I'm guessing this limitation on the STLINK/V3 vs. V2 comes more from a cost reduction strategy than anything else. Since it's a stated "modular" design, they may release a wider operating voltage through some adapter for JTAG/SWD later on.

As for me, I'll definitely stick to a JTAG-lock-pick Tiny 2 which is much faster than the STLINK (at least up to V2), works down to 1.4V and can be used with many other chips.

[Jeroen3]

It looks like it will support the 1.27mm connector. No need to use adapters boards!

[technix]

You just need a diode between the STM32 Vcc and main power rail. This way when programming the programmer/debugger can inject a 3.3V into the STM32 power domain without affecting the rest of the system.

I don't like that. I don't like a voltage drop between the MCU's VDD and the rest of the system in normal condition.

There are some low leakage perfect diode circuitry available.

You are not supposed to program at lower voltages in the first places as documented, and for most uses I know of the STM32 does operate with a 3.3V rail. I feel that ST is just not bothering with the maybe 5% case anymore.

I think you're stuck to the F-series/"high-performance" STM32's. Operating voltages below 3.3V are very common in low-power, battery-operated designs. And the STM32L series are targetted at this market, and very well positioned actually. I have read nothing about a higher min programming voltage than the min operating voltage (1.71V as I reckon) in the L4 series datasheets.

I'm looking for this info in a STM32F407 datasheet right now and now get why you said that. Seems specific to the F4 (and maybe other F-series). There's a stated Vprog which depends on the program width actually. 32-bit programming requires 2.7V min, but 8-bit programming can be done at 1.8V, so there's still a way to program them reliably down to 1.8V provided that you can force the 8-bit programming mode.
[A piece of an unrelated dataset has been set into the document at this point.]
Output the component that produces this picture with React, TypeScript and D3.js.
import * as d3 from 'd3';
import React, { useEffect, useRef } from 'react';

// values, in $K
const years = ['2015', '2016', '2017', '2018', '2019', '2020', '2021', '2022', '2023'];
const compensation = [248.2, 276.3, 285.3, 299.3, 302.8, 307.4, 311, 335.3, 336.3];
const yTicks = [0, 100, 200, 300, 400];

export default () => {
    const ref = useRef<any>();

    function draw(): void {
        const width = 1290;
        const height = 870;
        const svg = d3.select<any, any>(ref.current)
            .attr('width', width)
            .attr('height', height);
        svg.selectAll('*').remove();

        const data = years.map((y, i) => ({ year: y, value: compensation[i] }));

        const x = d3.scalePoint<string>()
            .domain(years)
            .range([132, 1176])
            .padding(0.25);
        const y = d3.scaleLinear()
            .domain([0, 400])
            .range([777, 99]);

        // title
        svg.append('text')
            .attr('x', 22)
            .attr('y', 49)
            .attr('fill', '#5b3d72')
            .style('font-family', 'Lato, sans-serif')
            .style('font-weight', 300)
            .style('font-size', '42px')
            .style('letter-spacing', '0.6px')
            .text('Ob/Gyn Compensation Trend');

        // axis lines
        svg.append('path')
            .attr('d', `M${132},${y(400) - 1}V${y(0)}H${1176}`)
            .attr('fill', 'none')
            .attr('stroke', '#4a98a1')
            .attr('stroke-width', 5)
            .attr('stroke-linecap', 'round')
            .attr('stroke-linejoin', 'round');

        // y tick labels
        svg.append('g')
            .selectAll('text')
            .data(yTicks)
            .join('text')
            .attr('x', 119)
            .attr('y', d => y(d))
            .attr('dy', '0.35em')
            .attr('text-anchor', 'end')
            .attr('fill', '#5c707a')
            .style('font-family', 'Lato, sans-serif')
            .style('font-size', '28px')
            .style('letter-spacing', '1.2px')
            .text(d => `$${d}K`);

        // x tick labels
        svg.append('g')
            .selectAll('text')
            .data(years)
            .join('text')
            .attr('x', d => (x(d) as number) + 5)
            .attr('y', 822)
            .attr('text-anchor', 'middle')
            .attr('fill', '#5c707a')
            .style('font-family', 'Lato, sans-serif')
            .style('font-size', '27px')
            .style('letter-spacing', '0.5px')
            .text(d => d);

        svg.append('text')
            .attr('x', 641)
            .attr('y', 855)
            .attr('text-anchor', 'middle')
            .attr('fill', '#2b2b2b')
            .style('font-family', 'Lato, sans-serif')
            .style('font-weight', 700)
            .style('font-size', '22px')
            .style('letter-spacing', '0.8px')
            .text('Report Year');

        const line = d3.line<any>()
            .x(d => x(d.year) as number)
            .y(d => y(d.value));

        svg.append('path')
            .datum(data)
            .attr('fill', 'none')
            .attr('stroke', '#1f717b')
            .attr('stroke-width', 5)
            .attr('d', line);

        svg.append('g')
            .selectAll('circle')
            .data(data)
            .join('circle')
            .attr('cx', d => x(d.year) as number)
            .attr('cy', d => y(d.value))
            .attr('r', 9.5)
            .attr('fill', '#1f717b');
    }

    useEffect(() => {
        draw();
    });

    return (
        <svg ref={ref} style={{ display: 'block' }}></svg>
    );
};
There's no such restriction that I know of for the L-series, they don't even mention specific Vprog figures.

I'm guessing this limitation on the STLINK/V3 vs. V2 comes more from a cost reduction strategy than anything else. Since it's a stated "modular" design, they may release a wider operating voltage through some adapter for JTAG/SWD later on.
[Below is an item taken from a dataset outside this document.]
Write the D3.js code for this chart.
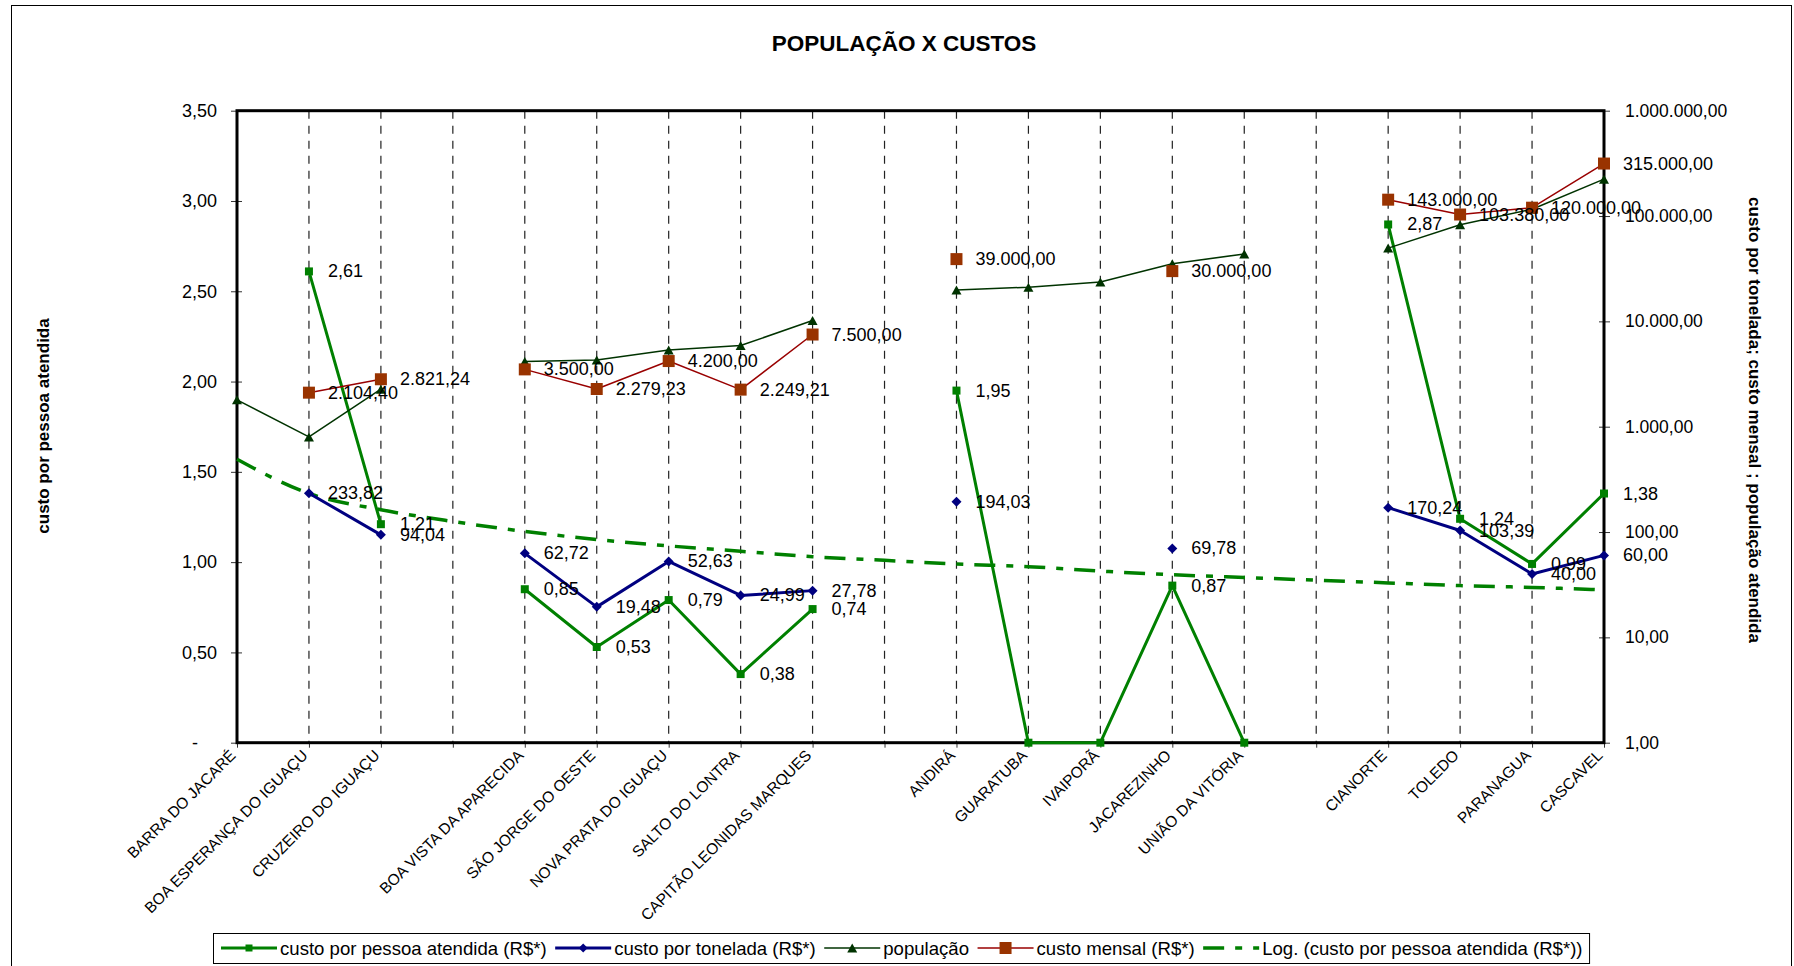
<!DOCTYPE html>
<html>
<head>
<meta charset="utf-8">
<script src="https://cdn.jsdelivr.net/npm/d3@7"></script>
<style>
  body { margin: 0; background: #fff; }
  svg { display: block; font-family: "Liberation Sans", Arial, sans-serif; }
</style>
</head>
<body>
<script>
const width = 1794,
      height = 966;

// categories ("" = empty slot in the original sheet)
const categories = ["BARRA DO JACARÉ", "BOA ESPERANÇA DO IGUAÇU", "CRUZEIRO DO IGUAÇU", "",
  "BOA VISTA DA APARECIDA", "SÃO JORGE DO OESTE", "NOVA PRATA DO IGUAÇU", "SALTO DO LONTRA",
  "CAPITÃO LEONIDAS MARQUES", "", "ANDIRÁ", "GUARATUBA", "IVAIPORÃ", "JACAREZINHO",
  "UNIÃO DA VITÓRIA", "", "CIANORTE", "TOLEDO", "PARANAGUA", "CASCAVEL"];

// left axis
const custoPessoa = [null, 2.61, 1.21, null, 0.85, 0.53, 0.79, 0.38, 0.74, null,
  1.95, 0, 0, 0.87, 0, null, 2.87, 1.24, 0.99, 1.38];
// log trend of custoPessoa
const tendencia = [1.57, 1.38, 1.29, 1.225, 1.17, 1.125, 1.09, 1.06, 1.03, 1.01,
  0.99, 0.975, 0.95, 0.93, 0.915, 0.90, 0.885, 0.87, 0.86, 0.846];

// right (log) axis
const custoTonelada = [null, 233.82, 94.04, null, 62.72, 19.48, 52.63, 24.99, 27.78, null,
  194.03, null, null, 69.78, null, null, 170.24, 103.39, 40.00, 60.00];
const populacao = [1800, 800, 2270, null, 4150, 4300, 5360, 5890, 10200, null,
  19900, 21100, 23600, 35200, 43700, null, 49600, 82500, 116000, 224000];
const custoMensal = [null, 2104.40, 2821.24, null, 3500, 2279.23, 4200, 2249.21, 7500, null,
  39000, null, null, 30000, null, null, 143000, 103380, 120000, 315000];

const leftTicks = [0, 0.5, 1, 1.5, 2, 2.5, 3, 3.5];
const rightTicks = [1, 10, 100, 1000, 10000, 100000, 1000000];

const legendLabels = ["custo por pessoa atendida (R$*)", "custo por tonelada (R$*)", "população",
  "custo mensal (R$*)", "Log. (custo por pessoa atendida (R$*))"];

const br = d3.formatLocale({ decimal: ",", thousands: ".", grouping: [3], currency: ["R$", ""] });
const fmt = br.format(",.2f");

const plot = { left: 237, right: 1604, top: 110.7, bottom: 742.7 };

const x = d3.scalePoint()
    .domain(d3.range(categories.length))
    .range([plot.left, plot.right]);
const yL = d3.scaleLinear().domain([0, 3.5]).range([plot.bottom, plot.top]);
const yR = d3.scaleLog().domain([1, 1e6]).range([plot.bottom, plot.top]);

const GREEN = "#008000", NAVY = "#000080", POP = "#003300", RED = "#990000", BROWN = "#993300";

const svg = d3.select("body").append("svg")
    .attr("width", width)
    .attr("height", height);

svg.append("rect")
    .attr("x", 11.5).attr("y", 5.5)
    .attr("width", 1780).attr("height", 1000)
    .attr("fill", "#fff").attr("stroke", "#000").attr("stroke-width", 1);

// title
svg.append("text")
    .attr("x", 904).attr("y", 51)
    .attr("text-anchor", "middle")
    .style("font-size", "22.5px").style("font-weight", "bold")
    .text("POPULAÇÃO X CUSTOS");

// dashed vertical grid
svg.append("g").selectAll("line")
  .data(d3.range(1, categories.length - 1))
  .enter().append("line")
    .attr("x1", (d) => x(d)).attr("x2", (d) => x(d))
    .attr("y1", plot.top).attr("y2", plot.bottom)
    .attr("stroke", "#222").attr("stroke-width", 1.2)
    .attr("stroke-dasharray", "8,7");

// axes
const gL = svg.append("g")
    .attr("transform", `translate(${plot.left},0)`)
    .call(d3.axisLeft(yL).tickValues(leftTicks).tickSizeOuter(0).tickSize(6).tickPadding(14)
      .tickFormat((d) => d === 0 ? "-" : fmt(d)));
gL.select(".domain").remove();
gL.selectAll(".tick line").attr("x1", 5).attr("x2", -6).attr("stroke", "#333");
gL.selectAll(".tick text").style("font-size", "18px").attr("fill", "#000")
    .attr("dx", (d) => d === 0 ? -19 : 0);

const gR = svg.append("g")
    .attr("transform", `translate(${plot.right},0)`)
    .call(d3.axisRight(yR).tickValues(rightTicks).tickSizeOuter(0).tickSize(6).tickPadding(15)
      .tickFormat(fmt));
gR.select(".domain").remove();
gR.selectAll(".tick line").attr("x1", -5).attr("x2", 6).attr("stroke", "#333");
gR.selectAll(".tick text").style("font-size", "17.5px").attr("fill", "#000");

const gB = svg.append("g")
    .attr("transform", `translate(0,${plot.bottom})`)
    .call(d3.axisBottom(x).tickSize(5).tickSizeOuter(0).tickFormat(""));
gB.select(".domain").remove();
gB.selectAll(".tick line").attr("stroke", "#333");

svg.append("g").selectAll("text")
  .data(categories)
  .enter().append("text")
    .attr("transform", (d, i) => `translate(${x(i) - 8},${plot.bottom + 6}) rotate(-45)`)
    .attr("text-anchor", "end")
    .attr("dy", "0.7em")
    .style("font-size", "15.5px")
    .text((d) => d);

// plot frame
svg.append("rect")
    .attr("x", plot.left).attr("y", plot.top)
    .attr("width", plot.right - plot.left).attr("height", plot.bottom - plot.top)
    .attr("fill", "none").attr("stroke", "#000").attr("stroke-width", 3);

// axis titles
svg.append("text")
    .attr("transform", "translate(43,426) rotate(-90)")
    .attr("text-anchor", "middle").attr("dominant-baseline", "central")
    .style("font-size", "17px").style("font-weight", "bold")
    .text("custo por pessoa atendida");
svg.append("text")
    .attr("transform", "translate(1754,420) rotate(90)")
    .attr("text-anchor", "middle").attr("dominant-baseline", "central")
    .style("font-size", "17px").style("font-weight", "bold")
    .text("custo por tonelada; custo mensal ; população atendida");

/* ------- MARKERS ------- */
const square = (s) => `M${-s / 2},${-s / 2}h${s}v${s}h${-s}Z`;
const diamond = (w, h) => `M0,${-h / 2}L${w / 2},0L0,${h / 2}L${-w / 2},0Z`;
const triangle = (w, h) => `M0,${-h / 2}L${w / 2},${h / 2}L${-w / 2},${h / 2}Z`;

const series = [
  { values: custoPessoa, y: yL, line: GREEN, width: 3, fill: GREEN, shape: square(8), label: true },
  { values: custoTonelada, y: yR, line: NAVY, width: 3, fill: NAVY, shape: diamond(10, 10), label: true },
  { values: populacao, y: yR, line: POP, width: 1.5, fill: POP, shape: triangle(10, 9), label: false },
  { values: custoMensal, y: yR, line: RED, width: 1.5, fill: BROWN, shape: square(12), label: true }
];

const lines = svg.append("g");
const marks = svg.append("g");
const labels = svg.append("g");

series.forEach((s, k) => {
  const line = d3.line()
      .defined((d) => d != null)
      .x((d, i) => x(i))
      .y((d) => s.y(d));
  lines.append("path")
      .datum(s.values)
      .attr("d", line)
      .attr("fill", "none")
      .attr("stroke", s.line)
      .attr("stroke-width", s.width)
      .attr("stroke-linejoin", "round");

  if (k === 0) {
    // log trend line of the first series
    lines.append("path")
        .datum(tendencia)
        .attr("d", d3.line().x((d, i) => x(i)).y((d) => yL(d)).curve(d3.curveMonotoneX))
        .attr("fill", "none")
        .attr("stroke", GREEN)
        .attr("stroke-width", 3.5)
        .attr("stroke-dasharray", "21,11,7,11");
  }

  const pts = s.values.map((v, i) => ({ v, i })).filter((d) => d.v != null);
  marks.selectAll(null)
    .data(pts)
    .enter().append("path")
      .attr("transform", (d) => `translate(${x(d.i)},${s.y(d.v)})`)
      .attr("d", s.shape)
      .attr("fill", s.fill);

  if (s.label) {
    labels.selectAll(null)
      .data(pts.filter((d) => d.v !== 0))
      .enter().append("text")
        .attr("x", (d) => x(d.i) + 19)
        .attr("y", (d) => s.y(d.v))
        .attr("dominant-baseline", "central")
        .style("font-size", "18px")
        .text((d) => fmt(d.v));
  }
});

/* ------- LEGEND ------- */
const legendStyles = [
  { line: GREEN, width: 3, fill: GREEN, mark: square(7) },
  { line: NAVY, width: 3, fill: NAVY, mark: diamond(9, 9) },
  { line: POP, width: 1.5, fill: POP, mark: triangle(10, 9) },
  { line: RED, width: 1.5, fill: BROWN, mark: square(12) },
  { line: GREEN, width: 3.5, dash: "21,11,7,11" }
];

const legend = svg.append("g");
const legendBox = legend.append("rect");
const ly = 948;
let lx = 221;
legendLabels.forEach((name, i) => {
  const st = legendStyles[i];
  legend.append("line")
      .attr("x1", lx).attr("x2", lx + 56)
      .attr("y1", ly).attr("y2", ly)
      .attr("stroke", st.line).attr("stroke-width", st.width)
      .attr("stroke-dasharray", st.dash || null);
  if (st.mark) {
    legend.append("path")
        .attr("transform", `translate(${lx + 28},${ly})`)
        .attr("d", st.mark)
        .attr("fill", st.fill);
  }
  const t = legend.append("text")
      .attr("x", lx + 59).attr("y", ly)
      .attr("dominant-baseline", "central")
      .style("font-size", "18.6px")
      .text(name);
  lx = lx + 59 + t.node().getComputedTextLength() + 8.5;
});
legendBox
    .attr("x", 213.5).attr("y", 933.5)
    .attr("width", lx - 8.5 + 7 - 213.5).attr("height", 30)
    .attr("fill", "#fff").attr("stroke", "#000").attr("stroke-width", 1);
</script>
</body>
</html>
As for me, I'll definitely stick to a JTAG-lock-pick Tiny 2 which is much faster than the STLINK (at least up to V2), works down to 1.4V and can be used with many other chips.

I do use mostly the F-series. If the Vpp problem originated from me getting questionable Chinese chips things are explained.
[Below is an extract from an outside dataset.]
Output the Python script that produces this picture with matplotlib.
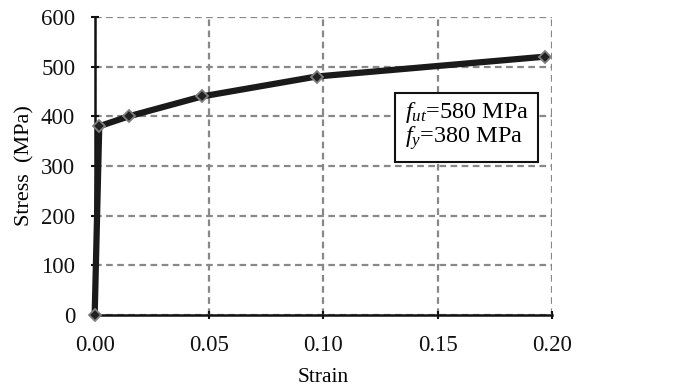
import matplotlib
matplotlib.use("Agg")
import matplotlib.pyplot as plt

# Stress-strain data
strain = [0.0, 0.002, 0.015, 0.047, 0.097, 0.197]
stress = [0.0, 380.0, 400.0, 440.0, 480.0, 520.0]

x_ticks = [0.00, 0.05, 0.10, 0.15, 0.20]
y_ticks = [0, 100, 200, 300, 400, 500, 600]

plt.rcParams["font.family"] = ["Liberation Serif", "DejaVu Serif"]
plt.rcParams["mathtext.fontset"] = "custom"
plt.rcParams["mathtext.rm"] = "Liberation Serif"
plt.rcParams["mathtext.it"] = "Liberation Serif:italic"

fig = plt.figure(figsize=(6.91, 3.92), dpi=100)
ax = fig.add_axes([0.137, 0.196, 0.662, 0.761])

ax.plot(strain, stress, color="#1a1a1a", linewidth=4.5, marker="D",
        markersize=6, markerfacecolor="#222222", markeredgecolor="#808080",
        markeredgewidth=1.3, zorder=3, clip_on=False)

ax.set_xlim(0, 0.20)
ax.set_ylim(0, 600)
ax.set_xticks(x_ticks)
ax.set_xticklabels([f"{v:.2f}" for v in x_ticks])
ax.set_yticks(y_ticks)

ax.grid(True, color="#888888", linestyle=(0, (3, 2)), linewidth=1.6)
ax.set_axisbelow(True)
for s in ["top", "right"]:
    ax.spines[s].set_visible(False)
for s in ["left", "bottom"]:
    ax.spines[s].set_color("#111111")
    ax.spines[s].set_linewidth(1.8)
    ax.spines[s].set_zorder(2)

ax.tick_params(direction="inout", length=6, width=1.5, labelsize=16.5,
               colors="#111111")
ax.tick_params(axis="x", pad=11)
ax.tick_params(axis="y", pad=11)
ax.set_xlabel("Strain", fontsize=15.5, labelpad=9)
ax.set_ylabel("Stress  (MPa)", fontsize=16, labelpad=5)

ax.text(0.1355, 380,
        "$f_{ut}$=580 MPa\n$f_{y}$=380 MPa",
        fontsize=17.5, va="center", ha="left", linespacing=0.95,
        bbox=dict(boxstyle="square,pad=0.4", facecolor="white",
                  edgecolor="#111111", linewidth=1.5))

fig.savefig("out.png", dpi=100)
Now it feels odd to me that they did not implement proper bidirectional level shifting. AFAIK the whole level shifting thing can be easily handled using a few 74LVC1T45/2T245’s, and their previous hardware do have those.

[SiliconWizard]

Now it feels odd to me that they did not implement proper bidirectional level shifting. AFAIK the whole level shifting thing can be easily handled using a few 74LVC1T45/2T245’s, and their previous hardware do have those.

As said above, I'm pretty sure this is for cost reduction reasons. The V3 design looks like a low-cost version of the V2 in almost all aspects. The HS USB probably costs only a few cents more if even so and doesn't make up for the fact everything else is worse: the V2 had an isolated version, I haven't seen that for the V3. The V2 case was a lot better. And so on...

And I really suggest using other tools than the STLINK if you can. But this V3 looks like a great disappointment so far.

[technix]

Now it feels odd to me that they did not implement proper bidirectional level shifting. AFAIK the whole level shifting thing can be easily handled using a few 74LVC1T45/2T245’s, and their previous hardware do have those.

As said above, I'm pretty sure this is for cost reduction reasons. The V3 design looks like a low-cost version of the V2 in almost all aspects. The HS USB probably costs only a few cents more if even so and doesn't make up for the fact everything else is worse: the V2 had an isolated version, I haven't seen that for the V3. The V2 case was a lot better. And so on...

And I really suggest using other tools than the STLINK if you can. But this V3 looks like a great disappointment so far.

v3 bumped the processor to a F7 from a F103, a fairly significant jump, so unlikely to be a cost reduction revision.